- [Given exercise]: Reproduce the material below line by line, beginning with its first line and ending with the line that contains "const fmt = v"; leave out pictures.

- [Provided material]:
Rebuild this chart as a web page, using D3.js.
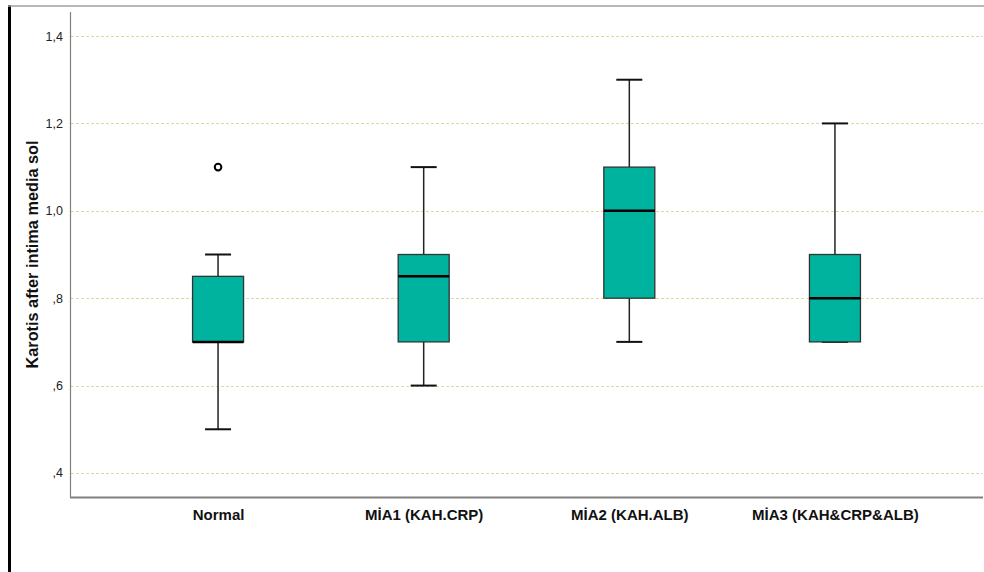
<!DOCTYPE html>
<html>
<head>
<meta charset="utf-8">
<script src="https://cdn.jsdelivr.net/npm/d3@7"></script>
<style>
  html, body { margin: 0; padding: 0; background: #fff; }
  svg { display: block; }
</style>
</head>
<body>
<svg id="chart" width="984" height="572"></svg>
<script>
// Groups and their five-number summaries
const categories = ["Normal", "MİA1 (KAH.CRP)", "MİA2 (KAH.ALB)", "MİA3 (KAH&CRP&ALB)"];
const whiskerLow  = [0.5, 0.6, 0.7, 0.7];
const q1          = [0.7, 0.7, 0.8, 0.7];
const median      = [0.7, 0.85, 1.0, 0.8];
const q3          = [0.85, 0.9, 1.1, 0.9];
const whiskerHigh = [0.9, 1.1, 1.3, 1.2];
const outliers    = [[1.1], [], [], []];
const yTicks = [0.4, 0.6, 0.8, 1.0, 1.2, 1.4];
const yTitle = "Karotis after intima media sol";

const svg = d3.select("#chart");
const W = 984, H = 572;
const plot = { left: 70, right: 983, top: 12, bottom: 497 };

// Outer frame: thick left rule and thin grey top rule
svg.append("line").attr("x1", 9.5).attr("x2", 9.5).attr("y1", 5).attr("y2", H)
  .attr("stroke", "#000").attr("stroke-width", 3);
svg.append("line").attr("x1", 8).attr("x2", W).attr("y1", 6).attr("y2", 6)
  .attr("stroke", "#a0a0a0").attr("stroke-width", 1.5);

const y = d3.scaleLinear().domain([0.345, 1.455]).range([plot.bottom, plot.top]);
const x = d3.scalePoint().domain(categories).range([plot.left, plot.right]).padding(0.72);

const fmt = v => d3.format(".1f")(v).replace(/^0/, "").replace(".", ",");

// Dashed gridlines
svg.append("g").selectAll("line").data(yTicks).join("line")
  .attr("x1", plot.left + 1).attr("x2", plot.right)
  .attr("y1", d => Math.round(y(d)) + 0.5).attr("y2", d => Math.round(y(d)) + 0.5)
  .attr("stroke", "#dcd8a0").attr("stroke-width", 1.2).attr("stroke-dasharray", "3,2");

// Y axis
const yAxis = svg.append("g").attr("transform", `translate(${plot.left},0)`)
  .call(d3.axisLeft(y).tickValues(yTicks).tickFormat(fmt).tickSize(0).tickPadding(7));
yAxis.select(".domain").remove();
yAxis.selectAll("text").attr("font-family", "Arial, 'Liberation Sans', sans-serif")
  .attr("font-size", 12.5).attr("fill", "#222");
svg.append("line").attr("x1", plot.left + 0.5).attr("x2", plot.left + 0.5)
  .attr("y1", plot.top).attr("y2", plot.bottom).attr("stroke", "#808080").attr("stroke-width", 1.2);

// X axis
const xAxis = svg.append("g").attr("transform", `translate(0,${plot.bottom})`)
  .call(d3.axisBottom(x).tickSize(0).tickPadding(12));
xAxis.select(".domain").remove();
xAxis.selectAll("text").attr("font-family", "Arial, 'Liberation Sans', sans-serif")
  .attr("font-size", 15).attr("font-weight", "bold").attr("fill", "#111");
svg.append("line").attr("x1", plot.left).attr("x2", plot.right)
  .attr("y1", plot.bottom + 0.5).attr("y2", plot.bottom + 0.5).attr("stroke", "#808080").attr("stroke-width", 2);

// Y title
svg.append("text")
  .attr("transform", `translate(38,${(plot.top + plot.bottom) / 2}) rotate(-90)`)
  .attr("text-anchor", "middle")
  .attr("font-family", "Arial, 'Liberation Sans', sans-serif")
  .attr("font-size", 16.3).attr("font-weight", "bold").attr("fill", "#111")
  .text(yTitle);

// Boxes
const boxW = 51, capW = 26;
const data = categories.map((c, i) => ({
  c, lo: whiskerLow[i], q1: q1[i], med: median[i], q3: q3[i], hi: whiskerHigh[i], out: outliers[i]
}));
const g = svg.append("g").selectAll("g").data(data).join("g")
  .attr("transform", d => `translate(${x(d.c)},0)`);

// whisker stems
g.append("line").attr("x1", 0).attr("x2", 0).attr("y1", d => y(d.hi)).attr("y2", d => y(d.q3))
  .attr("stroke", "#222").attr("stroke-width", 1.5);
g.append("line").attr("x1", 0).attr("x2", 0).attr("y1", d => y(d.q1)).attr("y2", d => y(d.lo))
  .attr("stroke", "#222").attr("stroke-width", 1.5);
// caps
g.append("line").attr("x1", -capW / 2).attr("x2", capW / 2).attr("y1", d => y(d.hi)).attr("y2", d => y(d.hi))
  .attr("stroke", "#111").attr("stroke-width", 2);
g.append("line").attr("x1", -capW / 2).attr("x2", capW / 2).attr("y1", d => y(d.lo)).attr("y2", d => y(d.lo))
  .attr("stroke", "#111").attr("stroke-width", 2);
// box
g.append("rect").attr("x", -boxW / 2).attr("width", boxW)
  .attr("y", d => y(d.q3)).attr("height", d => y(d.q1) - y(d.q3))
  .attr("fill", "#00b39f").attr("stroke", "#333").attr("stroke-width", 1.3);
// median
g.append("line").attr("x1", -boxW / 2).attr("x2", boxW / 2).attr("y1", d => y(d.med)).attr("y2", d => y(d.med))
  .attr("stroke", "#000").attr("stroke-width", 2.5);
// outliers
g.selectAll("circle").data(d => d.out).join("circle")
  .attr("cx", 0).attr("cy", v => y(v)).attr("r", 3.3)
  .attr("fill", "#fff").attr("stroke", "#000").attr("stroke-width", 2);
</script>
</body>
</html>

- [Finished answer]:
Rebuild this chart as a web page, using D3.js.
<!DOCTYPE html>
<html>
<head>
<meta charset="utf-8">
<script src="https://cdn.jsdelivr.net/npm/d3@7"></script>
<style>
  html, body { margin: 0; padding: 0; background: #fff; }
  svg { display: block; }
</style>
</head>
<body>
<svg id="chart" width="984" height="572"></svg>
<script>
// Groups and their five-number summaries
const categories = ["Normal", "MİA1 (KAH.CRP)", "MİA2 (KAH.ALB)", "MİA3 (KAH&CRP&ALB)"];
const whiskerLow  = [0.5, 0.6, 0.7, 0.7];
const q1          = [0.7, 0.7, 0.8, 0.7];
const median      = [0.7, 0.85, 1.0, 0.8];
const q3          = [0.85, 0.9, 1.1, 0.9];
const whiskerHigh = [0.9, 1.1, 1.3, 1.2];
const outliers    = [[1.1], [], [], []];
const yTicks = [0.4, 0.6, 0.8, 1.0, 1.2, 1.4];
const yTitle = "Karotis after intima media sol";

const svg = d3.select("#chart");
const W = 984, H = 572;
const plot = { left: 70, right: 983, top: 12, bottom: 497 };

// Outer frame: thick left rule and thin grey top rule
svg.append("line").attr("x1", 9.5).attr("x2", 9.5).attr("y1", 5).attr("y2", H)
  .attr("stroke", "#000").attr("stroke-width", 3);
svg.append("line").attr("x1", 8).attr("x2", W).attr("y1", 6).attr("y2", 6)
  .attr("stroke", "#a0a0a0").attr("stroke-width", 1.5);

const y = d3.scaleLinear().domain([0.345, 1.455]).range([plot.bottom, plot.top]);
const x = d3.scalePoint().domain(categories).range([plot.left, plot.right]).padding(0.72);

const fmt = v => d3.format(".1f")(v).replace(/^0/, "").replace(".", ",");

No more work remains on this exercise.